An unprecedented demand for ivory today has resulted in the slaughter of elephants throughout their range. It is estimated that 96 elephants were killed in Africa each day during 2012. That translates to four elephants an hour or one elephant every 15 minutes. In scarcely more time than it takes to read this commentary, one more elephant will be dead.
Fueling this devastation are greed for a rare commodity, local poverty and social disorder. Wracked by civil strife, central Africa presently finds itself amidst political chaos that has enabled people to profit from the looting of natural resources, including wildlife. At present rates of decline, forest elephants could go extinct within a decade.
Twenty three years ago, I began studying a population of forest elephants at the Dzanga Bai clearing in the southwest corner of the Central African Republic. Protection for this particular population was probably the best in the entire central Africa region, with regular guard patrols routinely confiscating arms and arresting poachers.
To get to the clearing one must walk a couple of kilometers from the local base camp along huge elephant trails stamped out over hundreds of years. After a half hour's walk through the forest, the sky lightens as the trees give way to a great clearing. Upon emerging, you may see 40 to 100 elephants at any given time – part of an estimated regional population of roughly 75,000 animals.
Having no nationality, the elephants arrive from across the larger Sangha Tri-National Protected Area, some traveling hundreds of miles. They become very excited when they recognize family members they haven't encountered for a long time. Elephants can be seen running across the clearing several hundred meters to greet each other in what are visibly emotional encounters.
In March of this year, the Central African Republic's government was toppled with the help of heavily armed rebels calling themselves Seleka. Since then, Seleka has wreaked havoc with both local people and the nation's wildlife. In early April, the rebels infiltrated the Dzanga Bai clearing, gunned down 26 elephants with automatic weapons, hacked out the animals' tusks, then vanished.
After the massacre in May. (WCS/Mike Fay)
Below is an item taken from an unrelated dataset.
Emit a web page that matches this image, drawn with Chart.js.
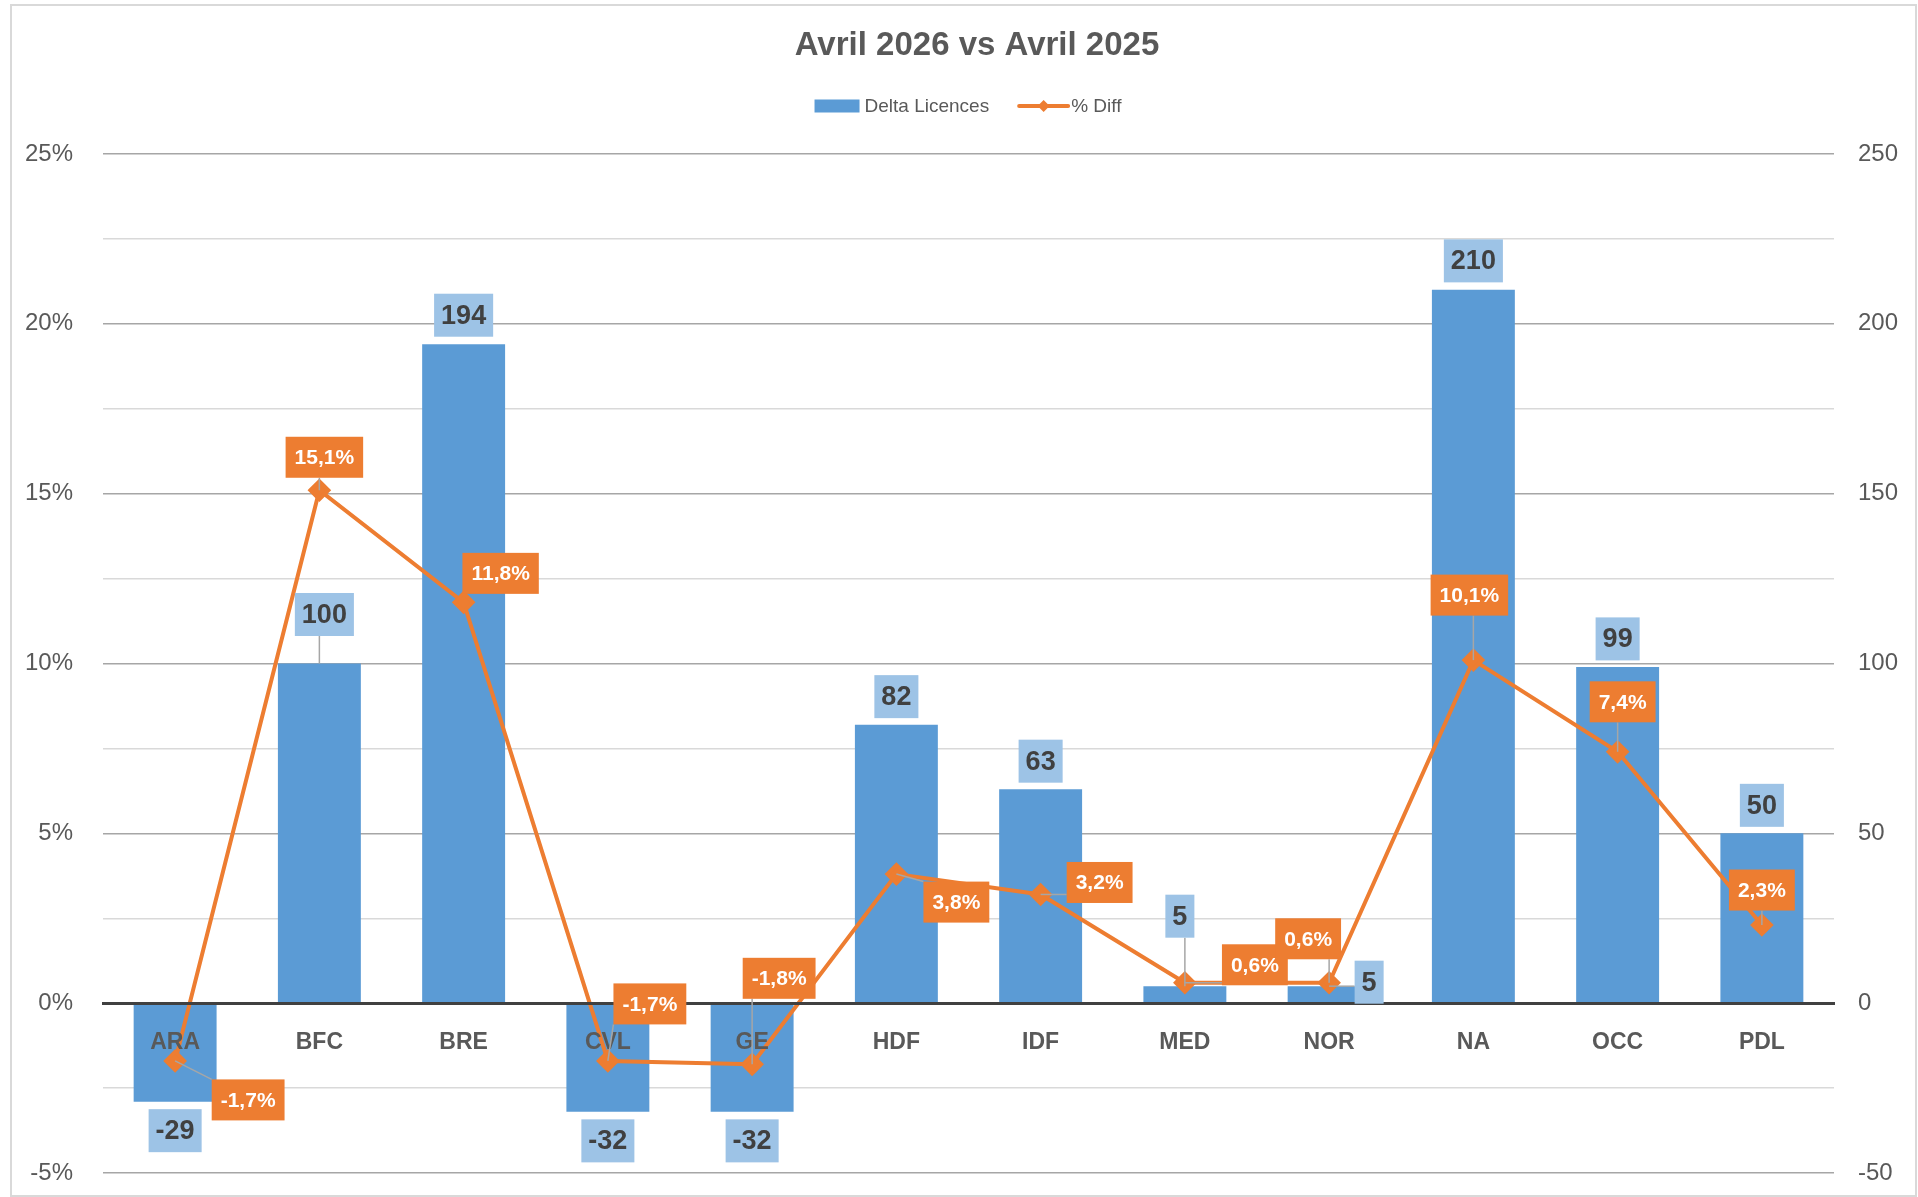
<!DOCTYPE html>
<html lang="fr">
<head>
<meta charset="utf-8">
<title>Avril 2026 vs Avril 2025</title>
<script src="https://cdn.jsdelivr.net/npm/chart.js@4.4.1/dist/chart.umd.min.js"></script>
<style>
  html, body { margin: 0; padding: 0; background: #fff; overflow: hidden; }
  #wrap { position: relative; width: 1918px; height: 1197px; }
  #frame { position: absolute; left: 10px; top: 4px; width: 1903px; height: 1189px; border: 2px solid #d9d9d9; pointer-events: none; }
</style>
</head>
<body>
<div id="wrap">
  <canvas id="chart"></canvas>
  <div id="frame"></div>
</div>
<script>
// --- données ---
const chartTitle = 'Avril 2026 vs Avril 2025';
const seriesNames = ['Delta Licences', '% Diff'];
const categories = ['ARA', 'BFC', 'BRE', 'CVL', 'GE', 'HDF', 'IDF', 'MED', 'NOR', 'NA', 'OCC', 'PDL'];
const deltaLicences = [-29, 100, 194, -32, -32, 82, 63, 5, 5, 210, 99, 50];
const pctDiff = [-1.7, 15.1, 11.8, -1.7, -1.8, 3.8, 3.2, 0.6, 0.6, 10.1, 7.4, 2.3];

const BLUE = '#5b9bd5';
const LIGHT_BLUE = '#9dc3e6';
const ORANGE = '#ed7d31';
const GREY_TEXT = '#595959';
const FONT = '"Liberation Sans", Arial, sans-serif';

Chart.defaults.font.family = FONT;
Chart.defaults.color = GREY_TEXT;

const fmtPct = v => v.toFixed(1).replace('.', ',') + '%';

// décalage des étiquettes (centre de la boîte par rapport au point / bout de barre)
const barLabelShift = [[0, 29], [5, -49], [0, -29], [0, 29], [0, 29], [0, -28], [0, -28], [-5, -70], [40, -4], [0, -29], [0, -28], [0, -28]];
const lineLabelShift = [[73, 39], [5, -33], [37, -29], [42, -57], [27, -86], [60, 28], [59, -12], [70, -18], [-21, -44], [-4, -65], [5, -50], [0, -35]];

function boxGeom(ctx, cx, cy, text, size, padX, padY) {
    const w = ctx.measureText(text).width + padX * 2;
    const h = size + padY * 2;
    return { x: cx - w / 2, y: cy - h / 2, w: w, h: h, cx: cx, cy: cy };
}

function drawLeader(ctx, px, py, b) {
    const nx = Math.max(b.x, Math.min(px, b.x + b.w));
    const ny = Math.max(b.y, Math.min(py, b.y + b.h));
    if (Math.hypot(nx - px, ny - py) < 9) return;
    ctx.strokeStyle = '#a6a6a6';
    ctx.lineWidth = 1.5;
    ctx.beginPath();
    ctx.moveTo(px, py);
    ctx.lineTo(nx, ny);
    ctx.stroke();
}

// pas de marge supplémentaire due aux étiquettes des axes verticaux
function fixAxis(width) {
    return s => {
        s.width = width;
        s.paddingTop = 0;
        s.paddingBottom = 0;
    };
}

const excelLabels = {
    id: 'excelLabels',
    afterDraw(chart) {
        const ctx = chart.ctx;
        ctx.save();

        // titre
        ctx.font = 'bold 33px ' + FONT;
        ctx.fillStyle = GREY_TEXT;
        ctx.textAlign = 'center';
        ctx.textBaseline = 'middle';
        ctx.fillText(chartTitle, 977, 46);

        // légende
        ctx.font = '19px ' + FONT;
        const t1 = ctx.measureText(seriesNames[0]).width;
        const t2 = ctx.measureText(seriesNames[1]).width;
        const total = 45 + 5 + t1 + 30 + 49 + 3 + t2;
        let x = 968 - total / 2;
        const ly = 106;
        ctx.fillStyle = BLUE;
        ctx.fillRect(x, ly - 6.5, 45, 13);
        x += 50;
        ctx.fillStyle = GREY_TEXT;
        ctx.textAlign = 'left';
        ctx.fillText(seriesNames[0], x, ly + 1);
        x += t1 + 30;
        ctx.strokeStyle = ORANGE;
        ctx.lineWidth = 4;
        ctx.lineCap = 'round';
        ctx.beginPath();
        ctx.moveTo(x, ly);
        ctx.lineTo(x + 49, ly);
        ctx.stroke();
        ctx.fillStyle = ORANGE;
        ctx.beginPath();
        ctx.moveTo(x + 24.5, ly - 6);
        ctx.lineTo(x + 30.5, ly);
        ctx.lineTo(x + 24.5, ly + 6);
        ctx.lineTo(x + 18.5, ly);
        ctx.closePath();
        ctx.fill();
        x += 52;
        ctx.fillStyle = GREY_TEXT;
        ctx.fillText(seriesNames[1], x, ly + 1);
        ctx.lineCap = 'butt';

        // étiquettes des barres
        const barMeta = chart.getDatasetMeta(1);
        ctx.font = 'bold 27px ' + FONT;
        ctx.textAlign = 'center';
        barMeta.data.forEach((bar, i) => {
            const txt = String(deltaLicences[i]);
            const s = barLabelShift[i];
            const b = boxGeom(ctx, bar.x + s[0], bar.y + s[1], txt, 27, 7, 8);
            drawLeader(ctx, bar.x, bar.y, b);
            ctx.fillStyle = LIGHT_BLUE;
            ctx.fillRect(b.x, b.y, b.w, b.h);
            ctx.fillStyle = '#404040';
            ctx.fillText(txt, b.cx, b.cy + 1);
        });

        // étiquettes de la courbe
        const lineMeta = chart.getDatasetMeta(0);
        ctx.font = 'bold 21px ' + FONT;
        lineMeta.data.forEach((pt, i) => {
            const txt = fmtPct(pctDiff[i]);
            const s = lineLabelShift[i];
            const b = boxGeom(ctx, pt.x + s[0], pt.y + s[1], txt, 21, 9, 10);
            drawLeader(ctx, pt.x, pt.y, b);
            ctx.fillStyle = ORANGE;
            ctx.fillRect(b.x, b.y, b.w, b.h);
            ctx.fillStyle = '#ffffff';
            ctx.fillText(txt, b.cx, b.cy + 1);
        });

        ctx.restore();
    }
};

new Chart(document.getElementById('chart'), {
    data: {
        labels: categories,
        datasets: [
            {
                type: 'line',
                label: seriesNames[1],
                data: pctDiff,
                yAxisID: 'y',
                borderColor: ORANGE,
                backgroundColor: ORANGE,
                borderWidth: 4,
                pointStyle: 'rectRot',
                pointRadius: 9,
                pointHoverRadius: 9,
                tension: 0,
                order: 0
            },
            {
                type: 'bar',
                label: seriesNames[0],
                data: deltaLicences,
                yAxisID: 'y1',
                backgroundColor: BLUE,
                barPercentage: 0.575,
                categoryPercentage: 1,
                order: 1
            }
        ]
    },
    options: {
        responsive: true,
        maintainAspectRatio: false,
        animation: false,
        layout: { padding: { top: 154, bottom: 24, left: 0, right: 0 } },
        plugins: {
            legend: { display: false },
            title: { display: false },
            tooltip: { enabled: false }
        },
        scales: {
            x: {
                position: { y: 0 },
                grid: { display: false, drawTicks: false },
                border: { color: '#404040', width: 3, z: 1 },
                ticks: {
                    z: 1,
                    color: GREY_TEXT,
                    font: { size: 23, weight: 'bold' },
                    padding: 26,
                    autoSkip: false,
                    maxRotation: 0
                }
            },
            y: {
                position: 'left',
                min: -5,
                max: 25,
                ticks: {
                    stepSize: 2.5,
                    padding: 30,
                    color: GREY_TEXT,
                    font: { size: 24 },
                    callback: v => (v % 5 === 0 ? v + '%' : '')
                },
                grid: {
                    drawTicks: false,
                    lineWidth: 1.5,
                    color: c => (c.tick && c.tick.value % 5 === 0 ? '#a6a6a6' : '#d9d9d9')
                },
                border: { display: false },
                afterFit: fixAxis(103)
            },
            y1: {
                position: 'right',
                min: -50,
                max: 250,
                ticks: {
                    stepSize: 25,
                    padding: 24,
                    color: GREY_TEXT,
                    font: { size: 24 },
                    callback: v => (v % 50 === 0 ? v : '')
                },
                grid: { display: false, drawTicks: false },
                border: { display: false },
                afterFit: fixAxis(84)
            }
        }
    },
    plugins: [excelLabels]
});
</script>
</body>
</html>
The driving force behind the escalation in poaching is the demand for ivory in the Far East, notably from China, as well as from other areas of the developed world. The price per kilo of ivory skyrocketed in the past decade as rising incomes in these places provided more and more people with the means to purchase intricately-carved, high-status ivory objects.
Stemming the current tide of elephant poaching will be difficult. The first line of defense in protecting wildlife entails the presence of well-trained and equipped guards whose work is valued and rewarded. In all areas of Africa there are insufficient numbers of such forces. Where present, they are often poorly equipped with low morale, leaving them susceptible to corruption.
As the Dzanga Bai incident suggests, armed rebel groups are increasingly involved in the ivory trade. Writing recently in The New York Times, a former assistant to Defense Secretaries Panetta and Hagel noted that Al Shabab, the Somali group believed responsible for the recent mall massacre in Nairobi, Kenya, receives up to half its operating funds from ivory sales.
The rise of rebel groups like Al Shabab threatens regional stability and reflects a growing casualty of the ivory trade: people. Excruciating poverty exists in much of the elephants' range. Where natural resources like wildlife and minerals are not managed sustainably so that all citizens reap benefits, poverty will persist, creating further economic disparity and fueling greater insecurity.
Curbing ivory poaching requires major changes in political will. Existing wildlife laws must be enforced and perpetrators punished if poaching is to be perceived as a serious crime. Intelligence gathering is needed to determine how poaching syndicates operate. Finally, ivory destination countries must accept responsibility for driving the precipitous decline of the largest terrestrial mammal.